Earlier in the week, I also watched MILLIONS. No junkies or zombies in Danny Boyle's first family film, which asks, "What would happen if two young boys found a duffel bag stacked with cash that seemingly just fell from out of the sky?" MILLIONS sort of re-imagines SHALLOW GRAVE as a gentle kid's film where the hero faces an age-old moral crisis: what to do with money that doesn't belong to him. It's an amusing premise fleshed out with melodrama (the boys' mother is recently deceased), religious allusions, and a little satire (the story is set at the time of Pound-to-Euro conversion). On the whole, it's cute but slight; unfortunately, it can't resist adding an unnecessary villain that tampers with the tone. It ultimately has little of the weight of TRAINSPOTTING or even 28 DAYS LATER, but it's encouraging to see Boyle attempting something different.

Finally, I also saw IKIRU, a 1952 film from Akira Kurosawa--a director chiefly known for historical, epic, samurai-heavy fare. This is one of his few contemporary films, a melodrama about Watanabe, a man who finds out he has inoperable stomach cancer.

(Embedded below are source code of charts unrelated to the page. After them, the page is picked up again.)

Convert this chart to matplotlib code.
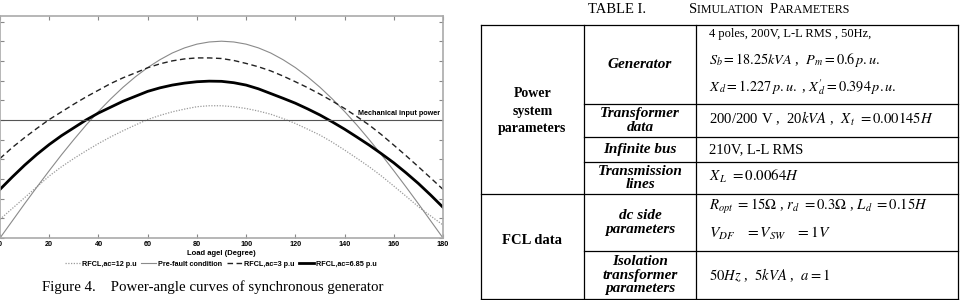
import numpy as np
import matplotlib.pyplot as plt

W, H = 968, 300

# ---- power-angle data (p.u. vs load angle in degrees)
delta = [0, 5, 10, 15, 20, 25, 30, 35, 40, 45, 50, 55, 60, 65, 70, 75, 80, 85, 90,
         95, 100, 105, 110, 115, 120, 125, 130, 135, 140, 145, 150, 155, 160, 165, 170, 175, 180]
p_prefault = [0.0, 0.087, 0.174, 0.259, 0.342, 0.423, 0.5, 0.574, 0.643, 0.707, 0.766, 0.819,
              0.866, 0.906, 0.94, 0.966, 0.985, 0.996, 1.0, 0.996, 0.985, 0.966, 0.94, 0.906,
              0.866, 0.819, 0.766, 0.707, 0.643, 0.574, 0.5, 0.423, 0.342, 0.259, 0.174, 0.087, 0.0]
p_ac12 = [0.095, 0.15, 0.205, 0.26, 0.315, 0.362, 0.404, 0.443, 0.48, 0.514, 0.545, 0.574,
          0.602, 0.623, 0.641, 0.655, 0.667, 0.672, 0.672, 0.667, 0.658, 0.645, 0.629, 0.607,
          0.582, 0.553, 0.523, 0.487, 0.447, 0.405, 0.362, 0.315, 0.264, 0.212, 0.159, 0.112, 0.066]
p_ac3 = [0.404, 0.46, 0.51, 0.557, 0.602, 0.641, 0.68, 0.717, 0.751, 0.785, 0.814, 0.839,
         0.865, 0.885, 0.90, 0.91, 0.915, 0.915, 0.912, 0.902, 0.887, 0.87, 0.849, 0.823,
         0.794, 0.764, 0.731, 0.696, 0.658, 0.617, 0.574, 0.525, 0.472, 0.418, 0.362, 0.305, 0.247]
p_ac685 = [0.247, 0.31, 0.37, 0.425, 0.475, 0.52, 0.56, 0.60, 0.635, 0.665, 0.695, 0.72,
           0.745, 0.763, 0.777, 0.787, 0.794, 0.797, 0.796, 0.789, 0.777, 0.758, 0.734, 0.71,
           0.685, 0.656, 0.625, 0.59, 0.553, 0.513, 0.472, 0.428, 0.382, 0.331, 0.277, 0.218, 0.156]
p_mech = 0.6

x_ticks = [0, 20, 40, 60, 80, 100, 120, 140, 160, 180]
y_ticks = [0, 0.1, 0.2, 0.3, 0.4, 0.5, 0.6, 0.7, 0.8, 0.9, 1.0, 1.1]

# ---- table text
group_labels = ['Power\nsystem\nparameters', 'FCL data']
row_labels = ['Generator', 'Transformer\ndata', 'Infinite bus', 'Transmission\nlines',
              'dc side\nparameters', 'Isolation\ntransformer\nparameters']
row_values = [
    ['4 poles, 200V, L-L RMS , 50Hz,',
     r'$S_b=18.25kVA$ ,  $P_m=0.6\,p.u.$',
     r"$X_{\,d}=1.227\,p.u.$ , $X^{\prime}_{\,d}=0.394\,p.u.$"],
    [r'200/200 V ,  20$kVA$ ,  $X_{\,t}\ =0.00145H$'],
    ['210V, L-L RMS'],
    [r'$X_{\,L}\ =0.0064H$'],
    [r'$R_{opt}\ =15\Omega$ , $r_d\ =0.3\Omega$ , $L_d\ =0.15H$',
     r'$V_{DF}\ \ \ =V_{SW}\ \ \ =1V$'],
    [r'$50Hz$ ,  $5kVA$ ,  $a=1$'],
]
value_size = [[9, 10.3, 10.3], [10.6], [10.5], [10.8], [10.6, 11.2], [10.5]]

plt.rcParams['mathtext.fontset'] = 'stix'
serif = 'Liberation Serif'
sans = 'Liberation Sans'

fig = plt.figure(figsize=(W / 100, H / 100), dpi=100)


def fx(px):
    return px / W


def fy(py):
    return 1 - py / H


# ---- chart
ax = fig.add_axes([fx(0), fy(238), fx(443), (238 - 16) / H])
ax.plot(delta, p_ac12, color='#9a9a9a', lw=0.9, ls=(0, (1, 1.2)), label='RFCL,ac=12 p.u')
ax.plot(delta, p_prefault, color='#8a8a8a', lw=0.8, label='Pre-fault condition')
ax.plot(delta, p_ac3, color='#222222', lw=1.0, ls=(0, (4, 2.5)), label='RFCL,ac=3 p.u')
ax.plot(delta, p_ac685, color='black', lw=2.0, label='RFCL,ac=6.85 p.u')
ax.axhline(p_mech, color='#555555', lw=0.8)
ax.text(179, p_mech + 0.015, 'Mechanical input power', ha='right', va='bottom',
        fontsize=5.2, fontweight='bold', family=sans)

ax.set_xlim(0, 180)
ax.set_ylim(0, 1.128)
ax.set_xticks(x_ticks)
ax.set_yticks(y_ticks)
ax.tick_params(direction='in', length=3, width=0.8, color='#888888',
               top=True, right=True, labelsize=5.2, pad=2.5, labelleft=False)
for lab in ax.get_xticklabels():
    lab.set_fontweight('bold')
    lab.set_family(sans)
for s in ax.spines.values():
    s.set_color('#aaaaaa')
    s.set_linewidth(1.2)
ax.set_xlabel('Load agel (Degree)', fontsize=5.5, fontweight='bold', family=sans, labelpad=1)

fig.legend(loc='center', bbox_to_anchor=(fx(221), fy(264)), ncol=4, frameon=False,
           prop={'family': sans, 'weight': 'bold', 'size': 5.2},
           handlelength=2.1, columnspacing=0.6, handletextpad=0.3)

fig.text(fx(42), fy(287), 'Figure 4.    Power-angle curves of synchronous generator',
         fontsize=10.7, family=serif, va='center', ha='left')

# ---- table
L, C1, C2, R = 481, 584, 696, 958
T, B = 25, 299
row_bottoms = [104, 137, 162, 194, 251, 299]
row_tops = [T] + row_bottoms[:-1]
kw = dict(color='black', lw=0.9, transform=fig.transFigure)


def hline(y, x0, x1):
    fig.add_artist(plt.Line2D([fx(x0), fx(x1)], [fy(y), fy(y)], **kw))


def vline(x, y0, y1):
    fig.add_artist(plt.Line2D([fx(x), fx(x)], [fy(y0), fy(y1)], **kw))


hline(T, L, R)
hline(B, L, R)
hline(194, L, R)
for yb in [104, 137, 162, 251]:
    hline(yb, C1, R)
for xv in [L, C1, C2, R]:
    vline(xv, T, B)

# title in small caps, laid out run by run
renderer = fig.canvas.get_renderer()


def runs(x, y, parts):
    for s, size in parts:
        t = fig.text(fx(x), fy(y), s, fontsize=size, family=serif, va='baseline')
        x += t.get_window_extent(renderer).width


runs(588, 13, [('TABLE I.', 10.5)])
runs(689, 13, [('S', 10.5), ('IMULATION  ', 8.6), ('P', 10.5), ('ARAMETERS', 8.6)])

fig.text(fx((L + C1) / 2), fy(111), group_labels[0], fontsize=10, family=serif,
         fontweight='bold', ha='center', va='center', linespacing=1.47)
fig.text(fx((L + C1) / 2), fy(240), group_labels[1], fontsize=10.5, family=serif,
         fontweight='bold', ha='center', va='center')

for lab, t, b in zip(row_labels, row_tops, row_bottoms):
    fig.text(fx((C1 + C2) / 2), fy((t + b) / 2), lab, fontsize=11, family=serif,
             fontweight='bold', style='italic', ha='center', va='center', linespacing=1.07)

value_y = [[34, 60, 87], [119], [150], [176], [207, 233], [275]]
for vals, ys, sizes in zip(row_values, value_y, value_size):
    for v, y, sz in zip(vals, ys, sizes):
        fig.text(fx(709), fy(y), v, fontsize=sz, family=serif, ha='left', va='center')

fig.savefig('out.png', dpi=100)
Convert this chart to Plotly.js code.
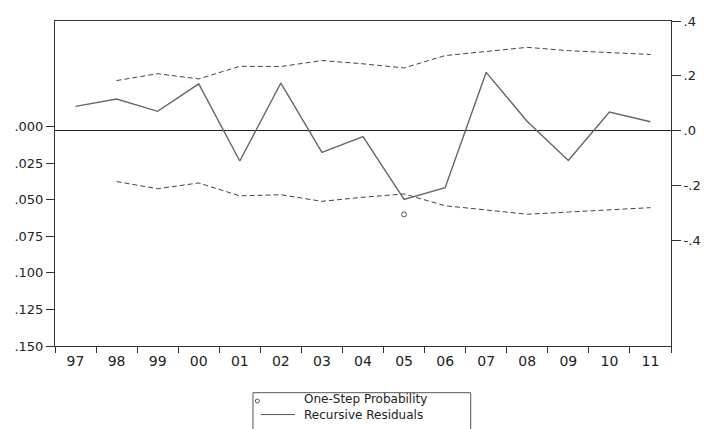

Having wasted most of his life as a civil servant drone, he slowly learns how to make the most of the time he has left, and what he can leave to the world without leaving it feeling useless or unfulfilled. It's a simple, leisurely told tale, fairly straightforward until Watanabe has his epiphany. Then, the film jumps ahead, constructing a modern-day, mini-RASHOMON of itself.

I admit action-oriented epics aren't my thing and most of Kurosawa rarely resonates with me on the same level as, say, Ozu or even Zhang Yimou; perhaps that's why I really enjoyed IKIRU (whereas I merely appreciated THE SEVEN SAMURAI). Although you wish it could be more economically paced at times, IKIRU works because it's essential for the viewer to take that journey and arrive at that conclusion with its protagonist. It is a loving portrait and a societal critique intertwined, equal parts celebration of life and wake-up call to live it fully.